-- Start of MATERIAL TO PROCESS --
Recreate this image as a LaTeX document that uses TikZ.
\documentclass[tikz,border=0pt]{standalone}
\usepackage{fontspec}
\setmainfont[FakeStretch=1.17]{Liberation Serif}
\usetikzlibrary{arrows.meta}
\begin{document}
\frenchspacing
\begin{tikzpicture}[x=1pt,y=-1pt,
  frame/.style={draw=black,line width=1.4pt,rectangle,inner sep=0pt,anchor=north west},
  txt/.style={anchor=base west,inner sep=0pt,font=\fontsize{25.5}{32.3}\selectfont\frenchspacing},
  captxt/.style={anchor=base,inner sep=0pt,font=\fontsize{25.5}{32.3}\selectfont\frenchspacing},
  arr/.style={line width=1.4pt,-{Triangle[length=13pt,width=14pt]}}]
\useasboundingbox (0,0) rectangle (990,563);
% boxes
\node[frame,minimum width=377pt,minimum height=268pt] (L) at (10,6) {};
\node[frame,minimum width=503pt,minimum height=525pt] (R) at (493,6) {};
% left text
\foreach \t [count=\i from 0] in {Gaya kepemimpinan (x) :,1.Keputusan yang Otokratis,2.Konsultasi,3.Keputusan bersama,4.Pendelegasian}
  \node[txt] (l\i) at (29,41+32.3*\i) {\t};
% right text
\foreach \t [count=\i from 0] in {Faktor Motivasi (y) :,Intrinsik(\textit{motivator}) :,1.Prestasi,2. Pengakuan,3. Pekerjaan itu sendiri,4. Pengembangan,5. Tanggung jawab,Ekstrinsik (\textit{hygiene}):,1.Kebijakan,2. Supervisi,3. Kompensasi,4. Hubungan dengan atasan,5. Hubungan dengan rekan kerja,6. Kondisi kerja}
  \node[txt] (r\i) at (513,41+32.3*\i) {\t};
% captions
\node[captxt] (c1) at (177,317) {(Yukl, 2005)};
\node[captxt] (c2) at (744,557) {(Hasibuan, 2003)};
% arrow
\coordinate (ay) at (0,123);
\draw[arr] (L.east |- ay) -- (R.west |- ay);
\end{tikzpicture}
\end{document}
-- End of MATERIAL TO PROCESS --
-- Start of MATERIAL TO PROCESS --
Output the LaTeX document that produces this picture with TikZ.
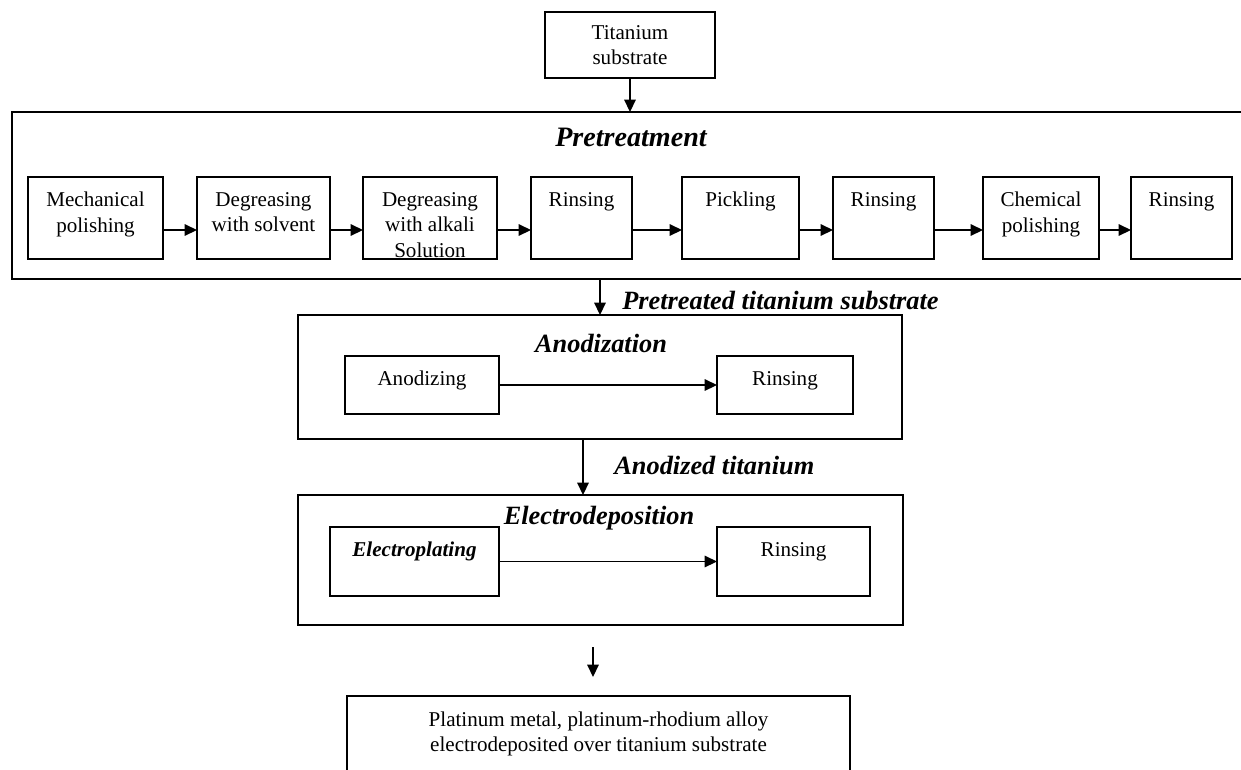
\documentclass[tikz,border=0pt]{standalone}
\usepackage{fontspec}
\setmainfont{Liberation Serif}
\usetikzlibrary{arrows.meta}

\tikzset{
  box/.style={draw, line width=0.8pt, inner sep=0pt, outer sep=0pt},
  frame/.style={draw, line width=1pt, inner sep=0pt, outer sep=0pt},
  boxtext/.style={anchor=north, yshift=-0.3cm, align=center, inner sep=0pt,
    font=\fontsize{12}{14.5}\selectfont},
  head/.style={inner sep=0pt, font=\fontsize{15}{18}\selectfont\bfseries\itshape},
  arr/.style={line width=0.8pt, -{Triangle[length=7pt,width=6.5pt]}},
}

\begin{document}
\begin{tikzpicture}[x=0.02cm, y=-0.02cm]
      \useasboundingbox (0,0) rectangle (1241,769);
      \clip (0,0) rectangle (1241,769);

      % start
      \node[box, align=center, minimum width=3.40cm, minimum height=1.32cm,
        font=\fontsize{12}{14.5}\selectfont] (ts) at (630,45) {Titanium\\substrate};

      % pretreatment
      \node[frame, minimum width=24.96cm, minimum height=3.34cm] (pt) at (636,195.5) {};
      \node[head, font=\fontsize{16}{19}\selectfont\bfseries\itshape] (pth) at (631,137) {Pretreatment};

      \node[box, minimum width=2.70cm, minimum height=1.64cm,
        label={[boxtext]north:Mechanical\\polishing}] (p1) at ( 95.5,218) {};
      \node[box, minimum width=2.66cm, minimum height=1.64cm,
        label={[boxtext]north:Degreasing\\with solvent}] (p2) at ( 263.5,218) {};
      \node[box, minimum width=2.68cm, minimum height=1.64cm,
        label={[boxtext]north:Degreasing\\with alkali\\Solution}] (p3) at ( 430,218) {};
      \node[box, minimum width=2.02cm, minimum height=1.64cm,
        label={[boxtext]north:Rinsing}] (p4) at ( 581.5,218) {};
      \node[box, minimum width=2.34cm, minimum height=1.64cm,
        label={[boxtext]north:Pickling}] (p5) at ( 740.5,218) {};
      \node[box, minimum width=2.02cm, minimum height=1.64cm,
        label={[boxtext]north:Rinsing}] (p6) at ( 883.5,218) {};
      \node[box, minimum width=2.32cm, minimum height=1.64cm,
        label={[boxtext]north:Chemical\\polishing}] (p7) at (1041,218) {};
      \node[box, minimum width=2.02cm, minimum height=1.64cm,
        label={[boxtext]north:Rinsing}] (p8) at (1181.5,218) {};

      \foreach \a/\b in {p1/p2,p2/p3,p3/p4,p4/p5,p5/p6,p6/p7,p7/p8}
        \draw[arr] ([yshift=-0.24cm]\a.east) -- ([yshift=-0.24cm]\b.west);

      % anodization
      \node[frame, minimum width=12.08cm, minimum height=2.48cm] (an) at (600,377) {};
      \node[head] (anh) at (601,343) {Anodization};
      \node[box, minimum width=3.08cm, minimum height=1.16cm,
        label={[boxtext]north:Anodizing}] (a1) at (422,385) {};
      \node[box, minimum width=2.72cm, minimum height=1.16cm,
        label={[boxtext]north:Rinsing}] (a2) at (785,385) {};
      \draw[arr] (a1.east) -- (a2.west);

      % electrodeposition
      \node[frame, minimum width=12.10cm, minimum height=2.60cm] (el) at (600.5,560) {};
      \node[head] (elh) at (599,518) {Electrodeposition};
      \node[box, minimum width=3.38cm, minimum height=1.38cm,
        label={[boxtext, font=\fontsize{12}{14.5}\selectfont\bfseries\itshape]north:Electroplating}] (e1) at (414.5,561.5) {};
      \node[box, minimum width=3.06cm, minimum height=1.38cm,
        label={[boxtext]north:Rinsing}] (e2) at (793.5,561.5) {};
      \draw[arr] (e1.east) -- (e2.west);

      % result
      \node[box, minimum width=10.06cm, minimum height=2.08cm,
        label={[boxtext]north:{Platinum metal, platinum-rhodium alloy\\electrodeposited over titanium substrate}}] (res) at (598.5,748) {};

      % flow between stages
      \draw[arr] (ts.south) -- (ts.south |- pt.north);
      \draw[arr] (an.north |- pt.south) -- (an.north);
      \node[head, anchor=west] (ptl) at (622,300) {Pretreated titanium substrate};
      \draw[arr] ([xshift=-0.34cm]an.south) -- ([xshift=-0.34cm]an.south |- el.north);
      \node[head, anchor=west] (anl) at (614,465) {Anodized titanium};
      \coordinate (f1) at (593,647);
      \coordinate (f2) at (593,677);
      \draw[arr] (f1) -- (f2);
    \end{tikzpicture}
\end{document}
-- End of MATERIAL TO PROCESS --
- [WORK INSTRUCTIONS]
Drop the images and output only the lines from the one that contains "Output the LaTeX" to the one that contains "(p8) at (1181.5,218)", both included.

- [SOLUTION FOR THIS TASK]
Output the LaTeX document that produces this picture with TikZ.
\documentclass[tikz,border=0pt]{standalone}
\usepackage{fontspec}
\setmainfont{Liberation Serif}
\usetikzlibrary{arrows.meta}

\tikzset{
  box/.style={draw, line width=0.8pt, inner sep=0pt, outer sep=0pt},
  frame/.style={draw, line width=1pt, inner sep=0pt, outer sep=0pt},
  boxtext/.style={anchor=north, yshift=-0.3cm, align=center, inner sep=0pt,
    font=\fontsize{12}{14.5}\selectfont},
  head/.style={inner sep=0pt, font=\fontsize{15}{18}\selectfont\bfseries\itshape},
  arr/.style={line width=0.8pt, -{Triangle[length=7pt,width=6.5pt]}},
}

\begin{document}
\begin{tikzpicture}[x=0.02cm, y=-0.02cm]
      \useasboundingbox (0,0) rectangle (1241,769);
      \clip (0,0) rectangle (1241,769);

      % start
      \node[box, align=center, minimum width=3.40cm, minimum height=1.32cm,
        font=\fontsize{12}{14.5}\selectfont] (ts) at (630,45) {Titanium\\substrate};

      % pretreatment
      \node[frame, minimum width=24.96cm, minimum height=3.34cm] (pt) at (636,195.5) {};
      \node[head, font=\fontsize{16}{19}\selectfont\bfseries\itshape] (pth) at (631,137) {Pretreatment};

      \node[box, minimum width=2.70cm, minimum height=1.64cm,
        label={[boxtext]north:Mechanical\\polishing}] (p1) at ( 95.5,218) {};
      \node[box, minimum width=2.66cm, minimum height=1.64cm,
        label={[boxtext]north:Degreasing\\with solvent}] (p2) at ( 263.5,218) {};
      \node[box, minimum width=2.68cm, minimum height=1.64cm,
        label={[boxtext]north:Degreasing\\with alkali\\Solution}] (p3) at ( 430,218) {};
      \node[box, minimum width=2.02cm, minimum height=1.64cm,
        label={[boxtext]north:Rinsing}] (p4) at ( 581.5,218) {};
      \node[box, minimum width=2.34cm, minimum height=1.64cm,
        label={[boxtext]north:Pickling}] (p5) at ( 740.5,218) {};
      \node[box, minimum width=2.02cm, minimum height=1.64cm,
        label={[boxtext]north:Rinsing}] (p6) at ( 883.5,218) {};
      \node[box, minimum width=2.32cm, minimum height=1.64cm,
        label={[boxtext]north:Chemical\\polishing}] (p7) at (1041,218) {};
      \node[box, minimum width=2.02cm, minimum height=1.64cm,
        label={[boxtext]north:Rinsing}] (p8) at (1181.5,218) {};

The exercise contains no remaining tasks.